9 out 10 schools in experimental New Orleans district earn performance score of D or F
Education reformers like to tout the gains posted in New Orleans’ Recovery School District, a school system borne into existence a few years before Hurricane Katrina but expanded prodigiously in the city months following the storm. The surfeit of praise comes from a mixed bag of public policy players. U.S. Dept. of Education Secretary Arne Duncan in April termed the city’s progress ”remarkable” and “stunning.” From the Times Picayune:
While other cities have had trouble implementing major changes, Duncan said, New Orleans educators have shown “amazing courage and no complacency” in radically remaking the public schools.
Another reformer, Leslie Jacobs, whose education credentials include a career in insurance and serving as a member on Louisiana’s State Board of Elementary and Secondary Education, founded the advocacy group Educate Now, which presents evidence of RSD’s education gains. The figures Educate Now presents (PDF) chronicle a rate of improvement relative to the state, which is different from displaying hard numerical data. Comparing results to analysis (PDF) conducted by Research on Reforms (ROR), an education policy group composed of education researchers, those relative gains still leave most of the district’s schools in poor shape.

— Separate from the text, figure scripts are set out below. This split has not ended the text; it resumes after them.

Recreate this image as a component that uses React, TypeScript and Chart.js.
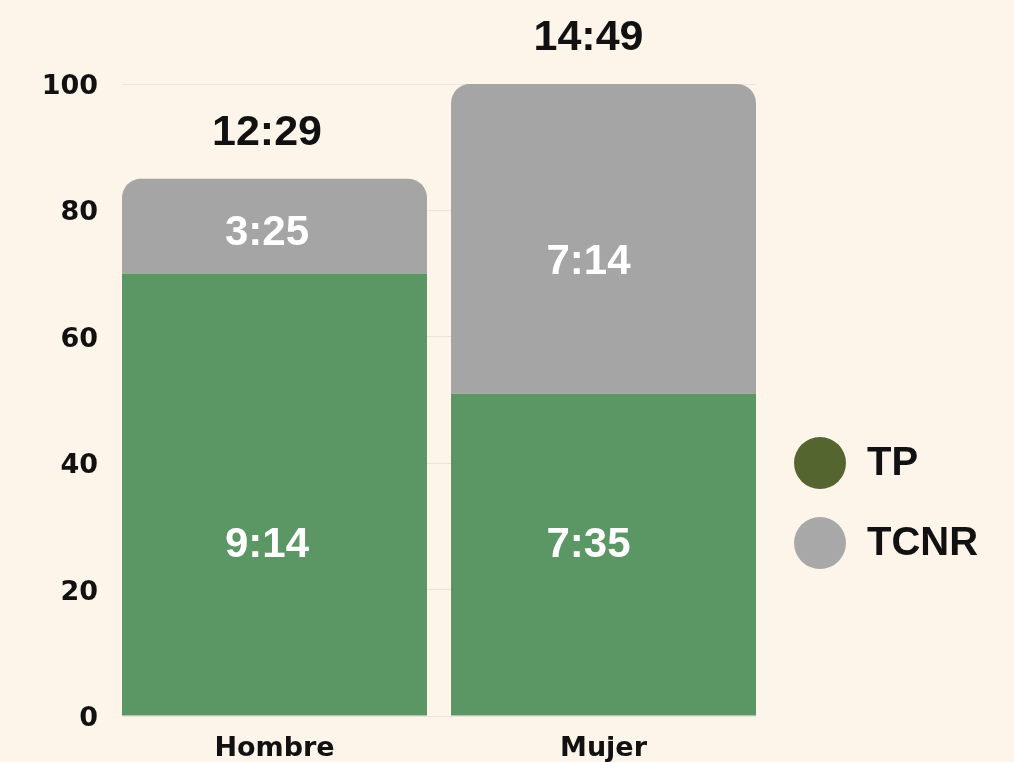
import React, { useEffect, useRef } from 'react';
import { Chart, registerables } from 'chart.js';

Chart.register(...registerables);

// ---- data ----
const categories = ['Hombre', 'Mujer'];
const seriesNames = ['TP', 'TCNR'];
const tpValues = [70, 51];
const tcnrValues = [15, 49];
const tpLabels = ['9:14', '7:35'];
const tcnrLabels = ['3:25', '7:14'];
const totalLabels = ['12:29', '14:49'];
const yTickValues = [0, 20, 40, 60, 80, 100];

// ---- styles ----
const BG = '#fdf4ea';
const BAR_COLORS = ['#5b9764', '#a5a5a5'];
const LEGEND_COLORS = ['#556530', '#a8a8a8'];
const TEXT = '#111111';
const GRID = '#ece4da';
const TICK_FONT = 'DejaVu Sans';
const LABEL_FONT = '"Liberation Sans", Arial, sans-serif';

const segmentLabelsPlugin = {
  id: 'segmentLabels',
  afterDatasetsDraw(chart: any) {
    const { ctx } = chart;
    const ys = chart.scales.y;
    const m0 = chart.getDatasetMeta(0);
    ctx.save();
    ctx.textAlign = 'center';
    ctx.textBaseline = 'middle';
    categories.forEach((_, i) => {
      const x = m0.data[i].x - 7.5 * (i + 1);
      ctx.fillStyle = '#ffffff';
      ctx.font = `bold 42px ${LABEL_FONT}`;
      ctx.fillText(tpLabels[i], x, ys.getPixelForValue(27.0));
      ctx.fillText(tcnrLabels[i], x, ys.getPixelForValue(tpValues[i] + 0.425 * tcnrValues[i]));
      ctx.fillStyle = TEXT;
      ctx.font = `bold 43px ${LABEL_FONT}`;
      ctx.fillText(totalLabels[i], x, ys.getPixelForValue(tpValues[i] + tcnrValues[i]) - 46);
    });
    ctx.restore();
  },
};

const sideLegendPlugin = {
  id: 'sideLegend',
  afterDraw(chart: any) {
    const { ctx, chartArea } = chart;
    const cx = chartArea.right + 64;
    const y0 = chartArea.bottom - 253;
    ctx.save();
    ctx.textAlign = 'left';
    ctx.textBaseline = 'middle';
    ctx.font = `bold 40px ${LABEL_FONT}`;
    seriesNames.forEach((name, i) => {
      const cy = y0 + i * 80;
      ctx.beginPath();
      ctx.fillStyle = LEGEND_COLORS[i];
      ctx.arc(cx, cy, 26, 0, Math.PI * 2);
      ctx.fill();
      ctx.fillStyle = TEXT;
      ctx.fillText(name, cx + 47, cy + 1);
    });
    ctx.restore();
  },
};

export default function App() {
  const canvasRef = useRef<HTMLCanvasElement | null>(null);

  useEffect(() => {
    document.body.style.margin = '0';
    document.body.style.background = BG;
    const canvas = canvasRef.current;
    if (!canvas) return;
    const chart = new Chart(canvas, {
      type: 'bar',
      data: {
        datasets: [
          {
            label: seriesNames[0],
            data: tpValues.map((v, i) => ({ x: i, y: v })),
            backgroundColor: BAR_COLORS[0],
            borderWidth: 0,
            borderRadius: 0,
            categoryPercentage: 1,
            barPercentage: 0.927,
          },
          {
            label: seriesNames[1],
            data: tcnrValues.map((v, i) => ({ x: i, y: v })),
            backgroundColor: BAR_COLORS[1],
            borderWidth: 0,
            borderRadius: { topLeft: 19, topRight: 19, bottomLeft: 0, bottomRight: 0 },
            borderSkipped: false,
            categoryPercentage: 1,
            barPercentage: 0.927,
          },
        ],
      },
      options: {
        responsive: false,
        animation: false,
        layout: { padding: { top: 84, right: 258, bottom: 0, left: 0 } },
        plugins: {
          legend: { display: false },
          tooltip: { enabled: false },
          title: { display: false },
        },
        scales: {
          x: {
            type: 'linear',
            stacked: true,
            offset: false,
            min: -0.4635,
            max: 1.4635,
            afterBuildTicks: (scale: any) => {
              scale.ticks = categories.map((_, i) => ({ value: i }));
            },
            grid: { display: false, drawTicks: false },
            border: { display: false },
            ticks: {
              color: TEXT,
              padding: 17,
              font: { family: TICK_FONT, size: 27, weight: 'bold' },
              callback: (v: any) => categories[Number(v)] ?? '',
            },
            afterFit: (scale: any) => {
              scale.height = 46;
            },
          },
          y: {
            stacked: true,
            min: 0,
            max: 100,
            afterBuildTicks: (scale: any) => {
              scale.ticks = yTickValues.map((v) => ({ value: v }));
            },
            grid: { color: GRID, lineWidth: 1, drawTicks: false },
            border: { display: false },
            ticks: {
              color: TEXT,
              padding: 24,
              labelOffset: 3,
              font: { family: TICK_FONT, size: 27, weight: 'bold' },
            },
            afterFit: (scale: any) => {
              scale.width = 122;
            },
          },
        },
      },
      plugins: [segmentLabelsPlugin, sideLegendPlugin],
    });
    return () => chart.destroy();
  }, []);

  return (
    <div style={{ position: 'fixed', left: 0, top: 0, width: 1014, height: 762, background: BG }}>
      <canvas ref={canvasRef} width={1014} height={762} />
    </div>
  );
}
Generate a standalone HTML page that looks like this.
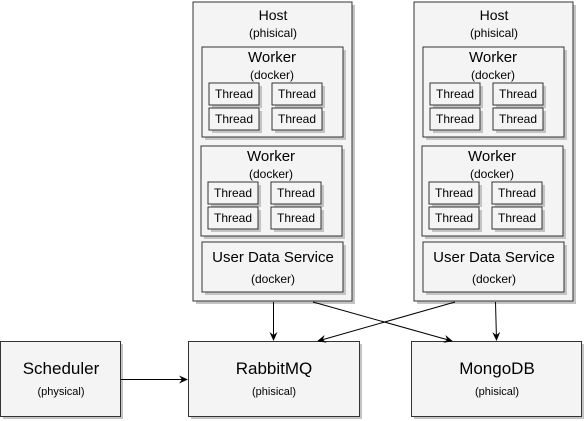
<!DOCTYPE html>
<html><head><style>body{margin:0;background:#fff}svg{display:block}</style></head><body>
<svg width="585" height="421" xmlns="http://www.w3.org/2000/svg" font-family="Liberation Sans, sans-serif" text-anchor="middle">
<defs>
<marker id="a" markerWidth="10" markerHeight="10" refX="8" refY="4" orient="auto" markerUnits="userSpaceOnUse"><path d="M0,0 L9,4 L0,8 L3,4 z" fill="#000"/></marker>
<g id="thr"><rect x="3" y="3" width="50" height="22" fill="#c4c4c4"/><rect x="0" y="0" width="50" height="22" fill="#f4f4f4" stroke="#333"/><text x="25" y="15" font-size="12">Thread</text></g>
<g id="wk">
<rect x="3" y="3" width="141" height="90" fill="#c4c4c4"/><rect x="0" y="0" width="141" height="90" fill="#f4f4f4" stroke="#333"/>
<text x="70" y="15" font-size="15">Worker</text><text x="70" y="32" font-size="12">(docker)</text>
<use href="#thr" x="7" y="36"/><use href="#thr" x="70" y="36"/><use href="#thr" x="7" y="61"/><use href="#thr" x="70" y="61"/>
</g>
<g id="host">
<rect x="3" y="3" width="159" height="299" fill="#c4c4c4"/><rect x="0" y="0" width="159" height="299" fill="#f4f4f4" stroke="#333"/>
<text x="80" y="18" font-size="14">Host</text><text x="80" y="35" font-size="12">(phisical)</text>
<use href="#wk" x="9" y="45"/><use href="#wk" x="8" y="144"/>
<rect x="12" y="243" width="141" height="50" fill="#c4c4c4"/><rect x="9" y="240" width="141" height="50" fill="#f4f4f4" stroke="#333"/>
<text x="80" y="260" font-size="15">User Data Service</text><text x="80" y="281" font-size="12">(docker)</text>
</g>
</defs>
<use href="#host" x="193" y="2"/><use href="#host" x="414" y="2"/>
<rect x="3" y="344" width="120" height="75" fill="#c4c4c4"/><rect x="0.5" y="341.5" width="120" height="75" fill="#f4f4f4" stroke="#333"/>
<text x="61" y="374" font-size="17">Scheduler</text><text x="61" y="395" font-size="11">(physical)</text>
<rect x="191" y="344" width="171" height="75" fill="#c4c4c4"/><rect x="188.5" y="341.5" width="171" height="75" fill="#f4f4f4" stroke="#333"/>
<text x="274" y="374" font-size="17">RabbitMQ</text><text x="274" y="395" font-size="11">(phisical)</text>
<rect x="414" y="344" width="170" height="75" fill="#c4c4c4"/><rect x="411.5" y="341.5" width="170" height="75" fill="#f4f4f4" stroke="#333"/>
<text x="497" y="374" font-size="17">MongoDB</text><text x="497" y="395" font-size="11">(phisical)</text>
<g stroke="#000" stroke-width="1" marker-end="url(#a)" fill="none">
<line x1="273.5" y1="302" x2="273.5" y2="340"/>
<line x1="313" y1="302" x2="452" y2="341"/>
<line x1="455" y1="302" x2="318" y2="341"/>
<line x1="495.5" y1="302" x2="496.5" y2="340"/>
<line x1="121" y1="379.5" x2="187" y2="379.5"/>
</g>
</svg>
</body></html>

For example, when School Performance Score (SPS) values are used to demonstrate large gains, Educate Now is repeating ROR data but with a patina of celebratory rhetoric. For example, under “Growth and Performance” in the Educate Now study, RSD and the traditional Orleans Parish schools are shown to have an average SPS of 75.4. That’s an apparent jump of 18.5 points since 2005 (the year before RSD’s first budget); the state as a whole increased 9 points in that same period to 91.8.
However, on the graded scale Louisiana Department of Education (LDOE) is adopting this coming school year, that combined RSD-Orleans Parish average is good for a D. Applying the new LDOE breakdown to the 2010 performance indicators shows 46 percent of RSD schools earned a D, and the same number of schools earned an F.
Of the RSD schools, 86 percent that are charters, and all of the non-charter schools (called RSD-Direct), would earn a D or below.